As the C.O. unit is classifiable pursuant to Note 4, Section XVI, HTSUS, as a functional unit under subheading 8531.80.80, HTSUS, the applicable change in tariff classification set out in section 102.20(p), Section XVI, Chapters 84 through 85, 8531.10-8531.80 of the interim regulations provides:

8531.10-8531.80 ... A change to subheading 8531.10 through 8531.80 from any other subheading, including another subheading within that group, except when resulting from a simple assembly.

Section 102.1(o), interim regulations, states that a "[s]imple assembly" means the fitting together of five or fewer parts all of which are foreign (excluding fasteners such as screws, bolts, etc.) by bolting, gluing, soldering, sewing or by other means without more than minor processing." In this case, there is no simple assembly operations because the alarm, transformer, and screw and anchor kit are only packaged together in Mexico. The alarm, classifiable under subheading 8531.80, HTSUS, does not meet the tariff shift. Furthermore, although the transformer and screw and anchor kit appear to meet the requisite tariff shift since they are classifiable in a subheading other than subheading 8531.80, HTSUS, section 102.17, interim regulations, states that "[a] foreign material shall not be considered to have undergone the applicable change in tariff classification set out in 102.20, or satisfy the other applicable requirements of that section by reason of ...

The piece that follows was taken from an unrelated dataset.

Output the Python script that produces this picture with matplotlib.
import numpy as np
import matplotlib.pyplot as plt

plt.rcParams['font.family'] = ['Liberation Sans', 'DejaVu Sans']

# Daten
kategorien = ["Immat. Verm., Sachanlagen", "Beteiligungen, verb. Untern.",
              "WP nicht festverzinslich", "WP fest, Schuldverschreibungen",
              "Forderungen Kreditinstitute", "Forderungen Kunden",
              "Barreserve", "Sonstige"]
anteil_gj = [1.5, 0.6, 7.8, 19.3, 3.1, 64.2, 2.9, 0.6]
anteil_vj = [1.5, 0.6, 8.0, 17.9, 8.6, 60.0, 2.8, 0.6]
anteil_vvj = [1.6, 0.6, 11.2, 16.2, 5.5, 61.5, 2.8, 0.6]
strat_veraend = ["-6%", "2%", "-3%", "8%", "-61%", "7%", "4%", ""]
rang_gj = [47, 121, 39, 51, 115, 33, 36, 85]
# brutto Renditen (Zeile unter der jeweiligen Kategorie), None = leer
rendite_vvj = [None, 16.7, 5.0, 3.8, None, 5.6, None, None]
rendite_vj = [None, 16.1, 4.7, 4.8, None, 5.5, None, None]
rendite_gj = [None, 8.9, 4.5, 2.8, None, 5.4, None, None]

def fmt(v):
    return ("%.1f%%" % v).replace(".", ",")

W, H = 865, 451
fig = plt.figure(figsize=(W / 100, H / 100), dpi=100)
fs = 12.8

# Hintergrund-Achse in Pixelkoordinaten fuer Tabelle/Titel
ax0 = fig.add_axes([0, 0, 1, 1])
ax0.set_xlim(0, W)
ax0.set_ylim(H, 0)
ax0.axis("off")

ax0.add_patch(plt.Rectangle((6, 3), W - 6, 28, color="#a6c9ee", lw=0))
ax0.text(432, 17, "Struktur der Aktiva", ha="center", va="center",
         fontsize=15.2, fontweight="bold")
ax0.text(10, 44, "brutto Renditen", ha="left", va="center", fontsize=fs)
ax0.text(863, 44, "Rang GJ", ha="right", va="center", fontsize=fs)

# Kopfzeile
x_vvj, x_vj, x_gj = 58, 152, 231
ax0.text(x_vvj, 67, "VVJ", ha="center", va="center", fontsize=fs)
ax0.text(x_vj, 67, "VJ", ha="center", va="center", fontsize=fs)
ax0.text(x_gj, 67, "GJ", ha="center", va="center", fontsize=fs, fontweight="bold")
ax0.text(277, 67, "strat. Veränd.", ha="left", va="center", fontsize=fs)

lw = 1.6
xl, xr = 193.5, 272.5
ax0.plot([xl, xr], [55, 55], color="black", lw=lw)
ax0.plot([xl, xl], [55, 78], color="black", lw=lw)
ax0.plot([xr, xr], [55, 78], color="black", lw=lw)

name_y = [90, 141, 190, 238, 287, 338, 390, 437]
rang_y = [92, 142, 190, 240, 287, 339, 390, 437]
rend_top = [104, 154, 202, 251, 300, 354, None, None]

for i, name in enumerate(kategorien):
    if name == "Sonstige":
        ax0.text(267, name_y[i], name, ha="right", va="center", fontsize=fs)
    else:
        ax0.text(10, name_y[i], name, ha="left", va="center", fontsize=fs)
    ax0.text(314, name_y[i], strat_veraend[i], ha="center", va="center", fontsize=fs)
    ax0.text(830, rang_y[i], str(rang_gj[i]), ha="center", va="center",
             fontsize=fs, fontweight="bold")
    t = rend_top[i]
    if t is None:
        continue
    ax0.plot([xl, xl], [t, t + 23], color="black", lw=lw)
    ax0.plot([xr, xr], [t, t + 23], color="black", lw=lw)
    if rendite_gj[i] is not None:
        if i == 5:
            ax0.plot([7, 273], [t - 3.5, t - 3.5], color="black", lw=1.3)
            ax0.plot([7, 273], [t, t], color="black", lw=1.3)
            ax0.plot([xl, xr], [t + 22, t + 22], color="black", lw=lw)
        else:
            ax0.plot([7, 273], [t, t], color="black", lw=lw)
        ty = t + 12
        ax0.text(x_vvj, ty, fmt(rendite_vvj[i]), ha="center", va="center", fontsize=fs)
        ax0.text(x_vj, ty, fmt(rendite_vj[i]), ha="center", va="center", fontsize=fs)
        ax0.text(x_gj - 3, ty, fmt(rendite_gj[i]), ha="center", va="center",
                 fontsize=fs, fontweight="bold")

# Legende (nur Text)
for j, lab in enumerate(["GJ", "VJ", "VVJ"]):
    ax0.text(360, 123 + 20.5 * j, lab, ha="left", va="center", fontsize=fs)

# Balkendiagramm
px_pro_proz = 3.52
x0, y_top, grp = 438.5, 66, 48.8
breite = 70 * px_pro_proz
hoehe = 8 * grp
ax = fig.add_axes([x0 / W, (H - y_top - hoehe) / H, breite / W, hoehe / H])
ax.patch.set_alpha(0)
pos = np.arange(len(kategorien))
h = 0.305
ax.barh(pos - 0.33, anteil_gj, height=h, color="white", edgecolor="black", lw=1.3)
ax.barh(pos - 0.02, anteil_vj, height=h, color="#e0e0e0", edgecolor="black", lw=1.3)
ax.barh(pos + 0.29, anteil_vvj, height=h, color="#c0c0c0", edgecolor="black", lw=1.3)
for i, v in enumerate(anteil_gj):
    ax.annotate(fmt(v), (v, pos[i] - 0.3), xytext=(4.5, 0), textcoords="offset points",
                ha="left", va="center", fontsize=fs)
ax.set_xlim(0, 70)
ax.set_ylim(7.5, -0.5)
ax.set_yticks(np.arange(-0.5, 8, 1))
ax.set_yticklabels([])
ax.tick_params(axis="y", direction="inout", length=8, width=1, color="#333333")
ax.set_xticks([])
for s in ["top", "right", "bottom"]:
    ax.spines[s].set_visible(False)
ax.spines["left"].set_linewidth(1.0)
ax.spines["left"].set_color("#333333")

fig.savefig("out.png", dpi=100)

(c) Simple packing, repacking or retail packaging without more than minor processing....

Accordingly, section 102.11(b) of the hierarchial rules must be applied to determine the country of origin. Section 102.11(b), interim regulations, provides that:

Except for a good that is specifically described in the Harmonized System as a set, or is classified as a set pursuant to General Rule of Interpretation 3, where the country of origin cannot be determined under paragraph (a), the country of origin of the good:

(1) Is the country or countries of origin of the single material that imparts the essential character of the good ...

When determining the essential character of a good under section 102.11, interim regulations, section 102.18(b) provides that only domestic and foreign materials that are classified in a tariff provision from which a change is not allowed shall be taken into consideration and that in deciding among these materials consideration is given to various factors, including the nature of the material or component, bulk, quantity, weight, value, and the role of a constituent material in relation to the use of the goods.

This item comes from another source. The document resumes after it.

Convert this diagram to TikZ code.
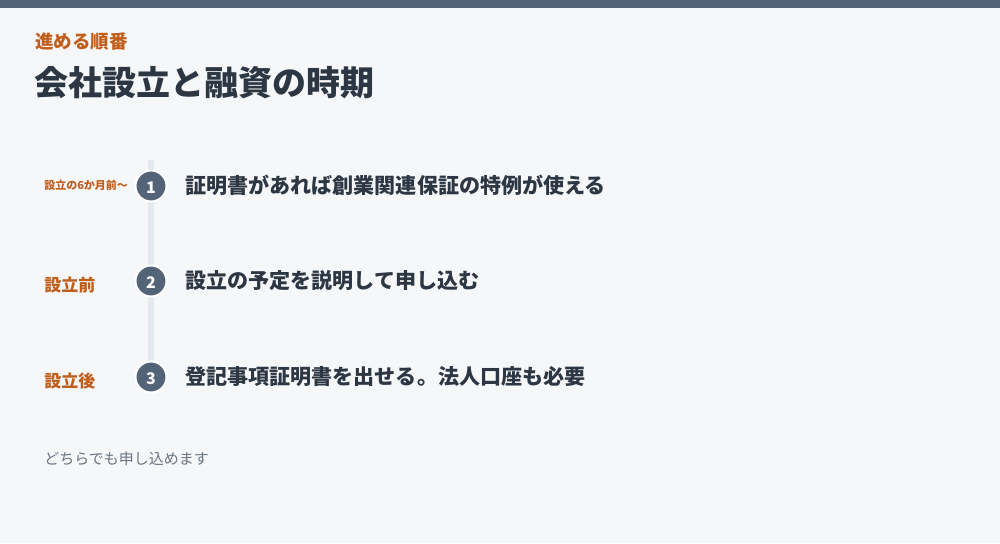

In this case, a change is not allowed for the alarm because it is classifiable under subheading 8531.80, HTSUS, and does not change from any other subheading, including another subheading within subheadings 8531.10 through 8531.80, HTSUS. Furthermore, a change is not allowed for the transformer and kit pursuant to section 102.17 because they only undergo packaging operations. Accordingly, among these three materials, we are of the opinion that the single material which imparts the essential character of the C.O. unit is the alarm. Accordingly, the country of origin of the C.O. unit is the country of origin of the alarm.

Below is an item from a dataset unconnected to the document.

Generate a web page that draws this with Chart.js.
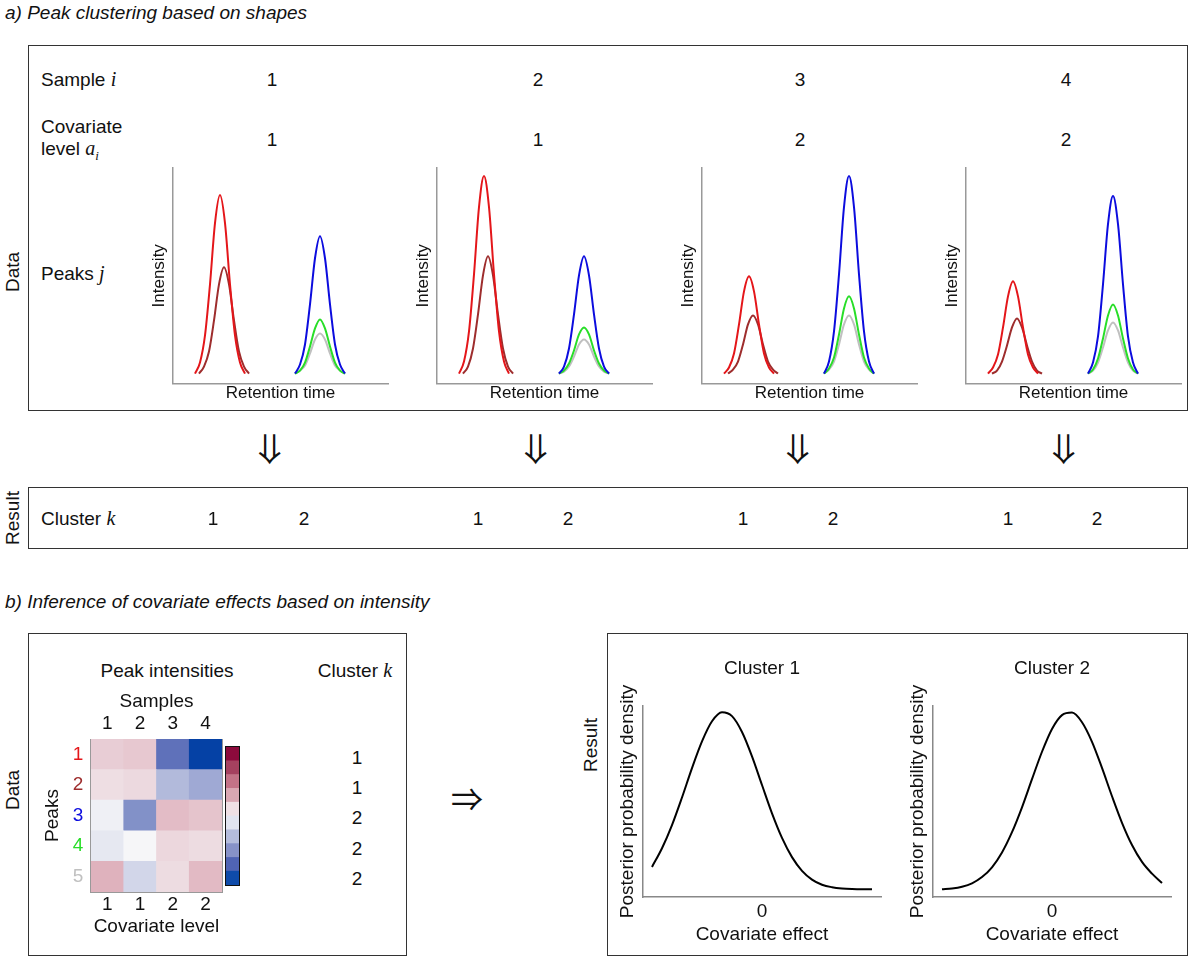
<!DOCTYPE html>
<html>
<head>
<meta charset="utf-8">
<script src="https://cdn.jsdelivr.net/npm/chart.js@4.4.1/dist/chart.umd.min.js"></script>
<style>
body{margin:0;background:#fff;}
#page{position:relative;width:1200px;height:959px;font-family:'Liberation Sans',Arial,sans-serif;font-size:19px;color:#111;overflow:hidden;}
.t{position:absolute;white-space:nowrap;transform:translate(-50%,-50%);line-height:1;}
.l{position:absolute;white-space:nowrap;transform:translate(0,-50%);line-height:1;}
.rot{position:absolute;white-space:nowrap;transform:translate(-50%,-50%) rotate(-90deg);line-height:1;}
.box{position:absolute;border:1px solid #333;}
.m{font-family:'Liberation Serif','DejaVu Serif',serif;font-style:italic;font-size:20px;}
.m sub{font-size:13px;}
.arr{position:absolute;white-space:nowrap;transform:translate(-50%,-50%);font-family:'Noto Sans CJK JP','DejaVu Sans';font-size:32px;line-height:1;}
.down{transform:translate(-50%,-50%) rotate(90deg);}
.cv{position:absolute;}
#cbar{position:absolute;left:225px;top:746px;width:13px;height:138px;border:1px solid #111;}
#cbar canvas{display:block;}
</style>
</head>
<body>
<div id="page">
  <div class="l" style="left:5px;top:12px;font-style:italic;">a) Peak clustering based on shapes</div>
  <div class="box" style="left:28px;top:45px;width:1158px;height:364px;"></div>
  <div class="rot" style="left:12px;top:272px;">Data</div>
  <div class="l" style="left:41px;top:79px;">Sample <span class="m">i</span></div>
  <div class="l" style="left:41px;top:126px;">Covariate</div>
  <div class="l" style="left:41px;top:150px;">level <span class="m">a<sub>i</sub></span></div>
  <div class="l" style="left:41px;top:273px;">Peaks <span class="m">j</span></div>

  <div class="box" style="left:28px;top:487px;width:1158px;height:60px;"></div>
  <div class="rot" style="left:12px;top:518px;">Result</div>
  <div class="l" style="left:41px;top:518px;">Cluster <span class="m">k</span></div>

  <div class="l" style="left:5px;top:601px;font-style:italic;">b) Inference of covariate effects based on intensity</div>
  <div class="box" style="left:28px;top:633px;width:377px;height:321px;"></div>
  <div class="rot" style="left:12px;top:790px;">Data</div>
  <div class="t" style="left:167px;top:670px;">Peak intensities</div>
  <div class="t" style="left:355px;top:670px;">Cluster <span class="m">k</span></div>
  <div class="arr" style="left:467px;top:797px;">&#8658;</div>
  <div class="box" style="left:607px;top:633px;width:579px;height:321px;"></div>
  <div class="rot" style="left:590px;top:745px;">Result</div>

  <canvas class="cv" id="peaks1" width="245" height="242" style="left:148px;top:166px;"></canvas>
  <canvas class="cv" id="peaks2" width="245" height="242" style="left:412px;top:166px;"></canvas>
  <canvas class="cv" id="peaks3" width="245" height="242" style="left:677px;top:166px;"></canvas>
  <canvas class="cv" id="peaks4" width="245" height="242" style="left:941px;top:166px;"></canvas>
  <canvas class="cv" id="heat" width="208" height="252" style="left:40px;top:686px;"></canvas>
  <div id="cbar"><canvas id="colorbar" width="13" height="138"></canvas></div>
  <canvas class="cv" id="post1" width="272" height="291" style="left:616px;top:655px;"></canvas>
  <canvas class="cv" id="post2" width="272" height="291" style="left:906px;top:655px;"></canvas>
</div>
<script>
// part a: the four samples
var sampleNames = ['1', '2', '3', '4'];
var sampleCovariate = ['1', '1', '2', '2'];
var sampleColumnX = [272, 538, 800, 1066];
var clusterPerSample = ['1', '2'];
var clusterColumnX = [[213, 304], [478, 568], [743, 833], [1008, 1097]];

// retention times of the sampled points (peak 1, peak 2, peaks 3-5)
var retentionFirst = [22, 27, 32, 37, 42, 47, 52, 57, 62, 67, 72];
var retentionFirstLate = [26, 31, 36, 41, 46, 51, 56, 61, 66, 71, 76];
var retentionSecond = [122, 127, 132, 137, 142, 147, 152, 157, 162, 167, 172];

var peakColors = ['rgb(228,22,26)', 'rgb(158,45,45)', 'rgb(12,12,222)', 'rgb(40,222,40)', 'rgb(192,192,192)'];

// intensity traces, peaks 1..5
var sample1Traces = [
	[0, 11, 38, 89, 150, 178, 150, 89, 38, 11, 0],
	[0, 7, 22, 53, 89, 106, 89, 53, 22, 7, 0],
	[0, 9, 29, 69, 115, 137, 115, 69, 29, 9, 0],
	[0, 3, 11, 27, 45, 54, 45, 27, 11, 3, 0],
	[0, 3, 8, 20, 34, 40, 34, 20, 8, 3, 0]
];
var sample2Traces = [
	[0, 12, 42, 99, 166, 197, 166, 99, 42, 12, 0],
	[0, 7, 25, 59, 98, 117, 98, 59, 25, 7, 0],
	[0, 7, 25, 59, 98, 117, 98, 59, 25, 7, 0],
	[0, 3, 10, 23, 39, 46, 39, 23, 10, 3, 0],
	[0, 2, 7, 17, 29, 34, 29, 17, 7, 2, 0]
];
var sample3Traces = [
	[0, 6, 20, 49, 82, 97, 82, 49, 20, 6, 0],
	[0, 4, 12, 29, 49, 58, 49, 29, 12, 4, 0],
	[0, 12, 42, 99, 166, 197, 166, 99, 42, 12, 0],
	[0, 5, 16, 39, 65, 77, 65, 39, 16, 5, 0],
	[0, 4, 12, 29, 49, 58, 49, 29, 12, 4, 0]
];
var sample4Traces = [
	[0, 6, 19, 46, 77, 92, 77, 46, 19, 6, 0],
	[0, 3, 12, 28, 46, 55, 46, 28, 12, 3, 0],
	[0, 11, 37, 89, 149, 177, 149, 89, 37, 11, 0],
	[0, 4, 15, 35, 58, 69, 58, 35, 15, 4, 0],
	[0, 3, 11, 26, 43, 51, 43, 26, 11, 3, 0]
];

// part b: peak intensity matrix (rows = peaks, columns = samples)
var peakLabels = ['1', '2', '3', '4', '5'];
var clusterOfPeak = ['1', '1', '2', '2', '2'];
var peakRowY = [757, 787, 817, 848, 878];
var heatValues = [
	[0.17, 0.19, -0.66, -1.0],
	[0.10, 0.12, -0.30, -0.38],
	[-0.03, -0.50, 0.24, 0.21],
	[-0.07, 0.0, 0.13, 0.11],
	[0.28, -0.16, 0.11, 0.25]
];
var scaleStops = [-1, -0.75, -0.5, -0.25, 0, 0.25, 0.5, 0.75, 1];
var scaleColors = [[5,65,165], [75,95,178], [130,145,200], [190,196,224], [246,246,248], [226,186,196], [200,120,140], [170,60,90], [140,10,60]];
var colorbarColors = ['#8c0a3c', '#a5415f', '#c37387', '#d9a7b2', '#efe0e4', '#e1e4ef', '#b4bcdc', '#8792c8', '#5064b4', '#0f4baa'];

// posterior densities of the covariate effect
var effectGrid = [-1.1, -1.0, -0.9, -0.8, -0.7, -0.6, -0.5, -0.4, -0.3, -0.2, -0.1, 0, 0.1, 0.2, 0.3, 0.4, 0.5, 0.6, 0.7, 0.8, 0.9, 1.0, 1.1];
var cluster1Density = [0.13, 0.235, 0.365, 0.52, 0.685, 0.835, 0.948, 0.999, 0.977, 0.888, 0.751, 0.590, 0.431, 0.293, 0.185, 0.108, 0.059, 0.030, 0.016, 0.009, 0.006, 0.005, 0.005];
var cluster2Density = [0.004, 0.009, 0.019, 0.038, 0.073, 0.128, 0.211, 0.325, 0.465, 0.623, 0.777, 0.905, 0.983, 0.997, 0.943, 0.833, 0.686, 0.527, 0.378, 0.253, 0.158, 0.092, 0.040];

Chart.defaults.font.family = "'Liberation Sans', Arial, sans-serif";
Chart.defaults.font.size = 19;
Chart.defaults.color = '#111';
Chart.defaults.animation = false;
Chart.defaults.plugins.legend.display = false;
Chart.defaults.plugins.tooltip.enabled = false;

var page = document.getElementById('page');
function addText(txt, x, y, cls) {
	var d = document.createElement('div');
	d.className = cls || 't';
	d.style.left = x + 'px';
	d.style.top = y + 'px';
	d.textContent = txt;
	page.appendChild(d);
	return d;
}

// numbers above the peak plots, arrows and cluster result row
sampleNames.forEach(function(s, i) {
	addText(s, sampleColumnX[i], 79);
	addText(sampleCovariate[i], sampleColumnX[i], 139);
	// the thin double arrow, turned to point down
	addText('\u21D2', sampleColumnX[i], 449, 'arr down');
	clusterPerSample.forEach(function(c, k) {
		addText(c, clusterColumnX[i][k], 518);
	});
});
peakLabels.forEach(function(p, r) {
	addText(clusterOfPeak[r], 357, peakRowY[r]);
});

function peakChart(id, traces) {
	var sets = traces.map(function(vals, j) {
		var times = j == 0 ? retentionFirst : (j == 1 ? retentionFirstLate : retentionSecond);
		return {
			label: 'Peak ' + (j + 1),
			data: times.map(function(t, k) { return {x: t, y: vals[k]}; }),
			borderColor: peakColors[j],
			borderWidth: 2,
			pointRadius: 0,
			fill: false,
			cubicInterpolationMode: 'monotone'
		};
	});
	new Chart(document.getElementById(id), {
		type: 'line',
		data: {datasets: sets},
		options: {
			responsive: false,
			layout: {padding: {left: 1.6, right: 5, top: 2, bottom: 4}},
			scales: {
				x: {type: 'linear', min: 0, max: 215,
					grid: {display: false, drawTicks: false},
					border: {color: '#999', width: 1.5},
					ticks: {display: false},
					title: {display: true, text: 'Retention time', font: {size: 17}, padding: {top: 0, bottom: 0}}},
				y: {min: -10, max: 205,
					grid: {display: false, drawTicks: false},
					border: {color: '#999', width: 1.5},
					ticks: {display: false},
					title: {display: true, text: 'Intensity', font: {size: 17}, padding: {top: 0, bottom: 3}}}
			}
		}
	});
}
peakChart('peaks1', sample1Traces);
peakChart('peaks2', sample2Traces);
peakChart('peaks3', sample3Traces);
peakChart('peaks4', sample4Traces);

function heatColor(v) {
	var i = 0;
	while (i < scaleStops.length - 2 && v > scaleStops[i + 1]) i++;
	var f = (v - scaleStops[i]) / (scaleStops[i + 1] - scaleStops[i]);
	var a = scaleColors[i], b = scaleColors[i + 1];
	return 'rgb(' + [0, 1, 2].map(function(c) { return Math.round(a[c] + (b[c] - a[c]) * f); }).join(',') + ')';
}

var heatSets = peakLabels.map(function(p, r) {
	return {
		label: 'Peak ' + p,
		data: sampleNames.map(function() { return 1; }),
		backgroundColor: heatValues[r].map(heatColor),
		borderWidth: 0,
		barPercentage: 1,
		categoryPercentage: 1
	};
}).reverse();

new Chart(document.getElementById('heat'), {
	type: 'bar',
	data: {labels: sampleNames, datasets: heatSets},
	options: {
		responsive: false,
		layout: {padding: {left: 1.6, right: 2, top: 3.8, bottom: 3.4}},
		scales: {
			x: {position: 'top', stacked: true,
				grid: {display: false, drawTicks: false},
				border: {color: '#999'},
				ticks: {padding: 3.6},
				title: {display: true, text: 'Samples', font: {lineHeight: 0.8}, padding: {top: 4, bottom: 0}}},
			x2: {type: 'category', labels: sampleCovariate, position: 'bottom', offset: true,
				grid: {display: false, drawTicks: false},
				border: {color: '#999'},
				ticks: {padding: 1.6},
				title: {display: true, text: 'Covariate level', font: {lineHeight: 0.8}, padding: {top: 1.4, bottom: 0}}},
			y: {stacked: true, min: 0, max: 5, display: false},
			y2: {type: 'category', labels: peakLabels, position: 'left', offset: true,
				grid: {display: false, drawTicks: false},
				border: {color: '#999'},
				ticks: {padding: 7.7, color: peakColors},
				title: {display: true, text: 'Peaks', padding: {top: 0, bottom: 0.6}}},
			yr: {type: 'category', labels: peakLabels, position: 'right', offset: true,
				grid: {display: false, drawTicks: false},
				border: {color: '#999'},
				ticks: {display: false},
				title: {display: true, text: ' ', font: {size: 20}, padding: 0}}
		}
	}
});

new Chart(document.getElementById('colorbar'), {
	type: 'bar',
	data: {
		labels: [''],
		datasets: colorbarColors.slice().reverse().map(function(c) {
			return {data: [1], backgroundColor: c, borderWidth: 0, barPercentage: 1, categoryPercentage: 1};
		})
	},
	options: {
		responsive: false,
		layout: {padding: 0},
		scales: {
			x: {stacked: true, display: false},
			y: {stacked: true, display: false, min: 0, max: colorbarColors.length}
		}
	}
});

function posteriorChart(id, title, density) {
	new Chart(document.getElementById(id), {
		type: 'line',
		data: {datasets: [{
			label: title,
			data: effectGrid.map(function(x, k) { return {x: x, y: density[k]}; }),
			borderColor: '#000',
			borderWidth: 2,
			pointRadius: 0,
			fill: false,
			cubicInterpolationMode: 'monotone'
		}]},
		options: {
			responsive: false,
			layout: {padding: {left: 0.6, right: 7, top: 2.6, bottom: 3.4}},
			plugins: {
				title: {display: true, text: title, fullSize: false, color: '#111',
					font: {size: 19, weight: 'normal'}, padding: {top: 0, bottom: 25.6}}
			},
			scales: {
				x: {type: 'linear', min: -1.19, max: 1.19,
					grid: {display: false, drawTicks: false},
					border: {color: '#888', width: 1.5},
					afterBuildTicks: function(s) { s.ticks = [{value: 0}]; },
					ticks: {padding: 3.6},
					title: {display: true, text: 'Covariate effect', font: {lineHeight: 0.8}, padding: {top: 0.4, bottom: 0}}},
				y: {min: -0.039, max: 1.034,
					grid: {display: false, drawTicks: false},
					border: {color: '#888', width: 1.5},
					ticks: {display: false},
					title: {display: true, text: 'Posterior probability density', padding: {top: 0, bottom: 3.6}}}
			}
		}
	});
}
posteriorChart('post1', 'Cluster 1', cluster1Density);
posteriorChart('post2', 'Cluster 2', cluster2Density);
</script>
</body>
</html>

Returning to section 102.20(p), Section XVI, Chapters 84 through 85, 8531.10-8531.80 of the interim regulations, in order to determine whether Mexico is the country of origin of the alarm, we must look at those materials whose country of origin is other than Mexico. In this case, all of the materials used to assemble the alarm are classifiable under a subheading other than 8531.80, HTSUS. Accordingly, the requisite tariff shift has been met, and the country of origin of the alarm is Mexico. As the alarm constitutes the essential character of the C.O. unit, the country of origin of the C.O. unit also is Mexico.

In regard to the marking of the retail box, "Transformer made in China, Carbon monoxide alarm assembled in Mexico," or "Assembled in Mexico. Printed in U.S.A." will not be appropriate. Rather, since the country of origin of the C.O. unit is Mexico, it is acceptable to mark only the container "Made in Mexico," "Product of Mexico," or words of similar meaning if the ultimate purchaser will receive the C.O. unit in its retail container. The components of the C.O. unit do not require any marking, but they also may be marked "Made in Mexico," "Product of Mexico," or words of similar meaning. If the individual components of the C.O. unit are marked with a country other than Mexico, the retail package container must clearly indicate the country of origin of the C.O. unit and must make reference to the countries indicated on the components so that the ultimate purchaser is not misled as to the actual origin of the imported C.O. unit. Accordingly, since the transformer is marked "Made in China," either this marking must be removed, or the container should be marked "C.O. unit Made in Mexico with components from China."

HOLDING:

Provided the alarm components are classified in a heading other than heading 8531, HTSUS, and the plastic horn top and bottom, and cover and base are produced exclusively from originating materials, the alarm will be considered an originating good under NAFTA. Therefore, if the alarm is an originating good, we find that the carbon monoxide alarm unit is an originating good pursuant to General Note 12(b)(ii)(a). Therefore, the carbon monoxide alarm unit will be eligible for preferential duty treatment under NAFTA. In addition, pursuant to 102.11(a)(3), interim regulations, the country of origin of the alarm of the carbon monoxide alarm unit is Mexico. Furthermore, pursuant to 102.11(b), interim regulations, the country of origin of the carbon monoxide unit is Mexico for purposes of country of origin marking. Marking the container in which the ultimate purchaser receives the carbon monoxide alarm unit "Made in Mexico," "Product of Mexico," or words of similar meaning will be appropriate.

A copy of this ruling letter should be attached to the entry documents filed at the time the goods are entered. If the documents have been filed without a copy, this ruling should be brought to the attention of the Customs officer handling the transaction.